Dès la création des conseils de comté, M. Lloyd George fut élu dans le Carnarvon, et son influence se fit immédiatement sentir dans ces nouvelles assemblées. Il les poussait hors de la voie légale en leur proposant d’émettre des vœux politiques qui outrepassaient leur mandat. Aux termes du statut qui les avait constitués, les conseils ne pouvaient communiquer entre eux, sinon par l’intermédiaire du pouvoir central. M. Lloyd George fit les plus grands efforts pour amener une entente directe entre les conseils gallois, et une action commune par la création d’une ligue chargée de veiller aux intérêts régionaux.

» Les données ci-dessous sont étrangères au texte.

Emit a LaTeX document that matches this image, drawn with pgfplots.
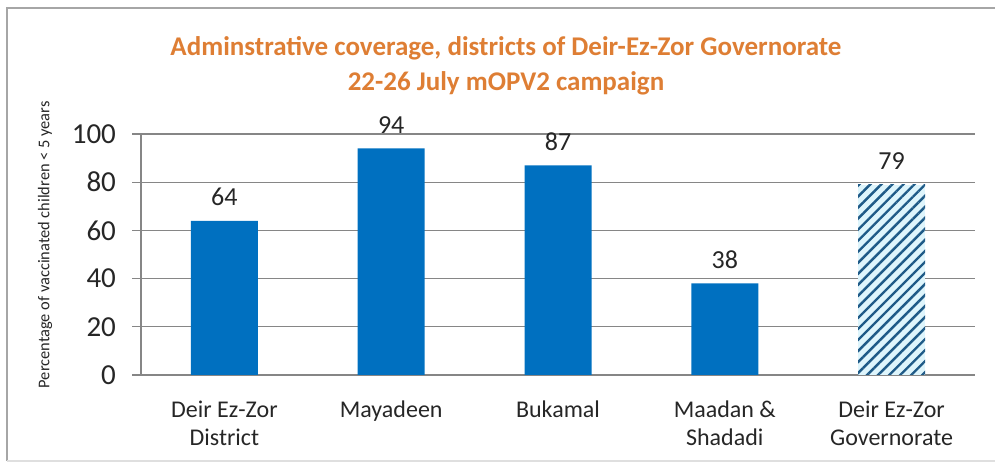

Déjà son nom était populaire dans la contrée et son compatriote, Tom Ellis, attaché comme lui au nationalisme gallois, avait trouvé sa place à Westminster, lorsqu’une vacance se produisit dans la députation de Carnarvon. L’idée vint à quelques personnes de mettre en avant M. Lloyd George, alors âgé de vingt-six ans. Ce n’était pas trop tôt pour un fils de duc, mais le neveu d’un cordonnier de village ne pouvait espérer de trouver, à cet âge, les portes aussi largement ouvertes devant lui. Pourtant, M. Lloyd George n’hésita pas un moment à accepter la candidature offerte et à disputer les bourgs de Carnarvon au Seigneur de son ancien village. Il paya de sa personne et de sa parole, pendant que l’adversaire payait de sa bourse. « Il me semble, disait sir Wilfrid Lawson, le vieux radical, il me semble voir David marcher au combat contre Goliath ! » La victoire du moderne David ne fut pas tout à fait aussi éclatante que celle de son homonyme biblique : il fut élu, après une bataille acharnée, avec une majorité de dix-huit voix.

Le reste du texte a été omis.